Material >>
________________________________________

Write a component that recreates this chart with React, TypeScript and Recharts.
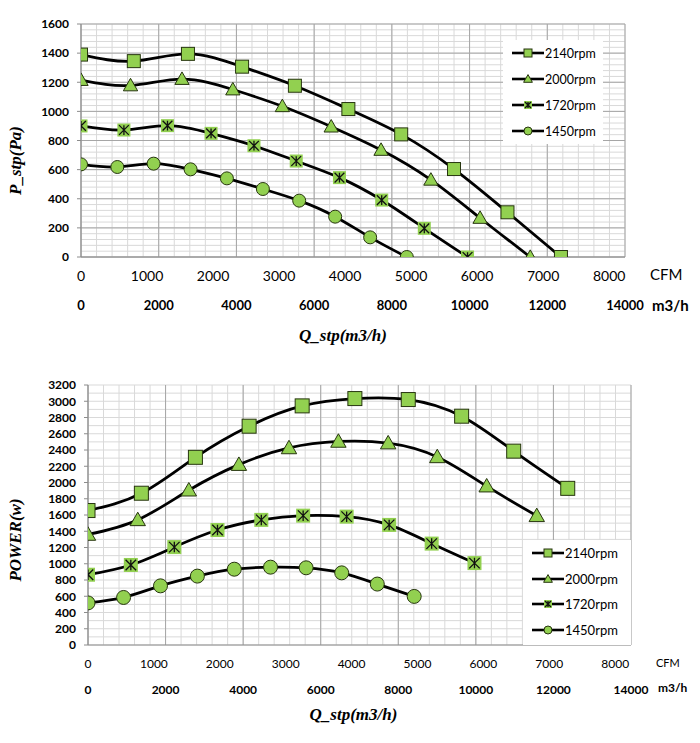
import { CartesianGrid, Label, Legend, Line, LineChart, XAxis, YAxis } from 'recharts'

const GREEN = '#92d050'
const EDGE = '#27350f'
const M3H_PER_CFM = 1.699
const M3H_MAX = 14000

// static pressure (x in CFM, y in Pa)
const cfm2140P = [0, 800, 1620, 2440, 3240, 4050, 4850, 5650, 6460, 7270]
const p2140 = [1390, 1345, 1395, 1307, 1176, 1016, 842, 604, 307, 0]
const cfm2000P = [0, 750, 1530, 2300, 3050, 3790, 4545, 5300, 6045, 6805]
const p2000 = [1215, 1178, 1222, 1150, 1035, 895, 735, 530, 268, 0]
const cfm1720P = [0, 650, 1310, 1970, 2620, 3260, 3915, 4555, 5200, 5855]
const p1720 = [900, 872, 902, 849, 764, 659, 545, 391, 197, 0]
const cfm1450P = [0, 550, 1100, 1660, 2210, 2755, 3305, 3850, 4380, 4935]
const p1450 = [636, 618, 641, 602, 540, 467, 387, 277, 135, 0]

// power (x in CFM, y in W)
const cfm2140W = [0, 810, 1630, 2445, 3250, 4050, 4860, 5670, 6460, 7280]
const w2140 = [1655, 1868, 2310, 2693, 2943, 3033, 3021, 2816, 2386, 1928]
const cfm2000W = [0, 755, 1530, 2290, 3050, 3800, 4555, 5300, 6050, 6810]
const w2000 = [1360, 1540, 1905, 2220, 2425, 2505, 2485, 2315, 1955, 1590]
const cfm1720W = [0, 650, 1310, 1965, 2630, 3265, 3925, 4570, 5215, 5865]
const w1720 = [865, 985, 1205, 1415, 1540, 1592, 1580, 1478, 1248, 1008]
const cfm1450W = [0, 540, 1100, 1660, 2220, 2770, 3310, 3850, 4390, 4950]
const w1450 = [518, 585, 728, 848, 933, 958, 950, 888, 750, 598]

const cfmTicks = [0, 1000, 2000, 3000, 4000, 5000, 6000, 7000, 8000]
const m3hTicks = [0, 2000, 4000, 6000, 8000, 10000, 12000, 14000]
const pTicks = [0, 200, 400, 600, 800, 1000, 1200, 1400, 1600]
const wTicks = [0, 200, 400, 600, 800, 1000, 1200, 1400, 1600, 1800, 2000, 2200, 2400, 2600, 2800, 3000, 3200]

const seriesNames = ['2140rpm', '2000rpm', '1720rpm', '1450rpm']
const seriesShapes = ['square', 'triangle', 'star', 'circle']

const zip = (xs: number[], ys: number[]) => xs.map((x, i) => ({ x, y: ys[i] }))
const range = (max: number, step: number) => Array.from({ length: max / step + 1 }, (_, i) => i * step)

const pressureData = [zip(cfm2140P, p2140), zip(cfm2000P, p2000), zip(cfm1720P, p1720), zip(cfm1450P, p1450)]
const powerData = [zip(cfm2140W, w2140), zip(cfm2000W, w2000), zip(cfm1720W, w1720), zip(cfm1450W, w1450)]
// chart-level rows for the m3/h scale (it carries no series of its own)
const m3hRows = m3hTicks.map((m3h) => ({ m3h }))

function Marker({ shape, cx, cy, s }: { shape: string; cx: number; cy: number; s: number }) {
  const h = s / 2
  if (shape === 'square') {
    return <rect x={cx - h} y={cy - h} width={s} height={s} fill={GREEN} stroke={EDGE} strokeWidth={1} />
  }
  if (shape === 'triangle') {
    const t = s * 0.55
    return (
      <polygon
        points={`${cx},${cy - t} ${cx + t},${cy + t * 0.75} ${cx - t},${cy + t * 0.75}`}
        fill={GREEN}
        stroke={EDGE}
        strokeWidth={1}
      />
    )
  }
  if (shape === 'star') {
    const k = h * 0.75
    return (
      <g>
        <rect x={cx - h} y={cy - h} width={s} height={s} fill={GREEN} />
        <path
          d={`M${cx - k},${cy - k}L${cx + k},${cy + k}M${cx + k},${cy - k}L${cx - k},${cy + k}M${cx},${cy - k}L${cx},${cy + k}`}
          stroke="#111"
          strokeWidth={1.3}
        />
      </g>
    )
  }
  return <circle cx={cx} cy={cy} r={h} fill={GREEN} stroke={EDGE} strokeWidth={1} />
}

function makeDot(shape: string, s: number) {
  return (props: any) => {
    const { cx, cy, index } = props
    if (cx == null || cy == null) return <g key={index} />
    return <Marker key={index} shape={shape} cx={cx} cy={cy} s={s} />
  }
}

function LegendBox({ fontSize, rowH, marker }: { fontSize: number; rowH: number; marker: number }) {
  return (
    <div style={{ background: '#fff', padding: '0 0 0 9px' }}>
      {seriesNames.map((name, i) => (
        <div key={name} style={{ display: 'flex', alignItems: 'center', height: rowH }}>
          <svg width={32} height={14} style={{ display: 'block' }}>
            <line x1={0} y1={7} x2={32} y2={7} stroke="#000" strokeWidth={2.6} />
            <Marker shape={seriesShapes[i]} cx={16} cy={7} s={marker} />
          </svg>
          <span style={{ fontFamily: 'Lato', fontSize, color: '#000', marginLeft: 1 }}>{name}</span>
        </div>
      ))}
    </div>
  )
}

const serif = { fontFamily: 'Liberation Serif', fontWeight: 700, fontStyle: 'italic' } as const

type PanelProps = {
  top: number
  height: number
  margin: { top: number; right: number; bottom: number; left: number }
  data: { x: number; y: number }[][]
  yTicks: number[]
  yMax: number
  yMinorStep: number
  majorHorizontal: boolean
  yTitle: string
  yTitleShift: number
  xTitleShift: number
  xTitleDrop: number
  m3hMargin: number
  unitDrop: number
  cfmFont: number
  m3hFont: number
  unitFont: number
  cfmUnitFont: number
  legend: { left: number; top: number; width: number; height: number; fontSize: number; rowH: number }
  markerSize: number
}

function Panel(p: PanelProps) {
  const cfmMax = M3H_MAX / M3H_PER_CFM
  return (
    <div style={{ position: 'absolute', left: 0, top: p.top }}>
      <LineChart width={700} height={p.height} margin={p.margin} data={m3hRows}>
        <CartesianGrid
          xAxisId="m3h"
          yAxisId="val"
          stroke="#d9d9d9"
          strokeWidth={1}
          verticalValues={range(M3H_MAX, 400)}
          horizontalValues={range(p.yMax, p.yMinorStep)}
        />
        <CartesianGrid xAxisId="m3h" yAxisId="val" stroke="#a6a6a6" strokeWidth={1} horizontal={p.majorHorizontal} />
        <XAxis
          xAxisId="cfm"
          type="number"
          dataKey="x"
          domain={[0, cfmMax]}
          allowDataOverflow
          ticks={cfmTicks}
          interval={0}
          height={28}
          axisLine={{ stroke: '#8c8c8c' }}
          tickLine={false}
          tickMargin={8}
          tick={{ fontFamily: 'Lato', fontSize: p.cfmFont, fill: '#000' }}
        >
          <Label
            content={({ viewBox }: any) => (
              <text
                x={viewBox.x + viewBox.width + 25}
                y={viewBox.y + 19}
                fontFamily="Lato"
                fontSize={p.cfmUnitFont}
                fill="#000"
                dominantBaseline="middle"
              >
                CFM
              </text>
            )}
          />
        </XAxis>
        <XAxis
          xAxisId="m3h"
          type="number"
          dataKey="m3h"
          domain={[0, M3H_MAX]}
          allowDataOverflow
          ticks={m3hTicks}
          interval={0}
          height={29}
          axisLine={false}
          tickLine={false}
          tickMargin={p.m3hMargin}
          tick={{ fontFamily: 'Lato', fontWeight: 700, fontSize: p.m3hFont, fill: '#000' }}
        >
          <Label
            content={({ viewBox }: any) => (
              <g>
                <text
                  x={viewBox.x + viewBox.width + 27}
                  y={viewBox.y + p.unitDrop}
                  fontFamily="Lato"
                  fontWeight={700}
                  fontSize={p.unitFont}
                  fill="#000"
                  dominantBaseline="middle"
                >
                  m3/h
                </text>
                <text
                  x={viewBox.x + viewBox.width / 2 + p.xTitleShift}
                  y={viewBox.y + viewBox.height + p.xTitleDrop}
                  textAnchor="middle"
                  dominantBaseline="middle"
                  fontSize={17}
                  fill="#000"
                  {...serif}
                >
                  Q_stp(m3/h)
                </text>
              </g>
            )}
          />
        </XAxis>
        <YAxis
          yAxisId="val"
          type="number"
          domain={[0, p.yMax]}
          allowDataOverflow
          ticks={p.yTicks}
          width={60}
          interval={0}
          axisLine={{ stroke: '#8c8c8c' }}
          tickLine={{ stroke: '#8c8c8c' }}
          tickSize={4}
          tickMargin={8}
          tick={{ fontFamily: 'Lato', fontWeight: 700, fontSize: 12, fill: '#000' }}
        >
          <Label
            content={({ viewBox }: any) => {
              const cx = 17
              const cy = viewBox.y + viewBox.height / 2 + p.yTitleShift
              return (
                <text
                  x={cx}
                  y={cy}
                  transform={`rotate(-90 ${cx} ${cy})`}
                  textAnchor="middle"
                  dominantBaseline="middle"
                  fontSize={17}
                  fill="#000"
                  {...serif}
                >
                  {p.yTitle}
                </text>
              )
            }}
          />
        </YAxis>
        {p.data.map((d, i) => (
          <Line
            key={seriesNames[i]}
            name={seriesNames[i]}
            data={d}
            dataKey="y"
            xAxisId="cfm"
            yAxisId="val"
            type="natural"
            stroke="#000"
            strokeWidth={2.8}
            dot={makeDot(seriesShapes[i], p.markerSize)}
            activeDot={false}
            isAnimationActive={false}
          />
        ))}
        <Legend
          layout="vertical"
          align="center"
          verticalAlign="middle"
          wrapperStyle={{
            position: 'absolute',
            left: p.legend.left,
            top: p.legend.top,
            width: p.legend.width,
            height: p.legend.height,
            background: '#fff',
          }}
          content={() => <LegendBox fontSize={p.legend.fontSize} rowH={p.legend.rowH} marker={8} />}
        />
      </LineChart>
    </div>
  )
}

export default function App() {
  return (
    <div style={{ position: 'absolute', left: 0, top: 0, width: 700, height: 743, background: '#fff' }}>
      <Panel
        top={0}
        height={345}
        margin={{ top: 24, right: 75, bottom: 31, left: 21 }}
        data={pressureData}
        yTicks={pTicks}
        yMax={1600}
        yMinorStep={40}
        majorHorizontal={true}
        yTitle="P_stp(Pa)"
        yTitleShift={20}
        xTitleShift={-10}
        xTitleDrop={23}
        m3hMargin={10}
        unitDrop={22}
        cfmFont={14}
        m3hFont={13}
        unitFont={15}
        cfmUnitFont={15}
        legend={{ left: 503, top: 40, width: 100, height: 102, fontSize: 12.5, rowH: 26 }}
        markerSize={13}
      />
      <Panel
        top={360}
        height={383}
        margin={{ top: 25, right: 69, bottom: 41, left: 28 }}
        data={powerData}
        yTicks={wTicks}
        yMax={3200}
        yMinorStep={100}
        majorHorizontal={false}
        yTitle="POWER(w)"
        yTitleShift={25}
        xTitleShift={-6}
        xTitleDrop={14}
        m3hMargin={6}
        unitDrop={16}
        cfmFont={12}
        m3hFont={12}
        unitFont={12}
        cfmUnitFont={11}
        legend={{ left: 523, top: 180, width: 108, height: 105, fontSize: 13, rowH: 25.7 }}
        markerSize={14}
      />
    </div>
  )
}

________________________________________

Without any pictures, reproduce the lines from the first one in the material through the line that has "const M3H_MAX = 14000", exactly as they appear.

Write a component that recreates this chart with React, TypeScript and Recharts.
import { CartesianGrid, Label, Legend, Line, LineChart, XAxis, YAxis } from 'recharts'

const GREEN = '#92d050'
const EDGE = '#27350f'
const M3H_PER_CFM = 1.699
const M3H_MAX = 14000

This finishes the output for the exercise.